**COLLECTED MATERIAL**
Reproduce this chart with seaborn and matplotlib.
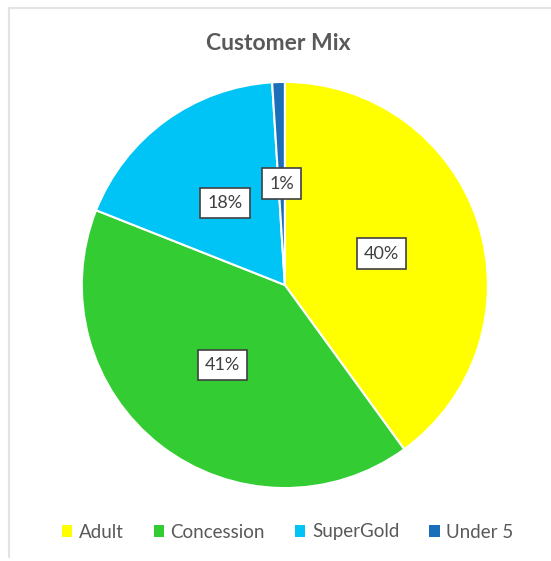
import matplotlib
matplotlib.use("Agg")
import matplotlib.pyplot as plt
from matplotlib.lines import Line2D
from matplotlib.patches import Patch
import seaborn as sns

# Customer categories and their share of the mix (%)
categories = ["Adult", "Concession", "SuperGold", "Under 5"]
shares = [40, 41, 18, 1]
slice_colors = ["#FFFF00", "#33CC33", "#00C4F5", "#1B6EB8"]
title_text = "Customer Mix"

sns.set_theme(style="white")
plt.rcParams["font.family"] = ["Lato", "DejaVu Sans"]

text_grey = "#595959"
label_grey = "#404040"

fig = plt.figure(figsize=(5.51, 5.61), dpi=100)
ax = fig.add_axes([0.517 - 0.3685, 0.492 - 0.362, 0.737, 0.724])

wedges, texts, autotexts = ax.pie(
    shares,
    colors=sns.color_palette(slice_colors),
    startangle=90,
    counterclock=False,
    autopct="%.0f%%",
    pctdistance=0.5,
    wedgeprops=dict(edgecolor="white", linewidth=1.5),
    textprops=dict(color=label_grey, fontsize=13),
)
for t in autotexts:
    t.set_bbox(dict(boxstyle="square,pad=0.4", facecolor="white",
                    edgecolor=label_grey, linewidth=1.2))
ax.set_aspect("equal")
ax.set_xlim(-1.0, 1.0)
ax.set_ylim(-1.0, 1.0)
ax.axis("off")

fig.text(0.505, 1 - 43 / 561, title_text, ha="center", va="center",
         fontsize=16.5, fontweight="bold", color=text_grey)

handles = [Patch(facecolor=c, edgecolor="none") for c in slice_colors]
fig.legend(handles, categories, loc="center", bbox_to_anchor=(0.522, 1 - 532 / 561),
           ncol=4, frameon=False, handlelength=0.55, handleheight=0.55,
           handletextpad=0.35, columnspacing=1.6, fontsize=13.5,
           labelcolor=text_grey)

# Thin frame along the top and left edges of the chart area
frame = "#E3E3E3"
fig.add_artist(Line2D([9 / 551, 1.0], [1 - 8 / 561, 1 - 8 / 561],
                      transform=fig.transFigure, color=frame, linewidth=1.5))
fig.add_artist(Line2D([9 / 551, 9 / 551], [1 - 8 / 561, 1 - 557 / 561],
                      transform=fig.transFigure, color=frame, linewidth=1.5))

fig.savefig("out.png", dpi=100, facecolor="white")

**EXERCISE**
Pull out all lines from the listing that contain the string "seaborn".

**EXERCISE OUTPUT**
Reproduce this chart with seaborn and matplotlib.
import seaborn as sns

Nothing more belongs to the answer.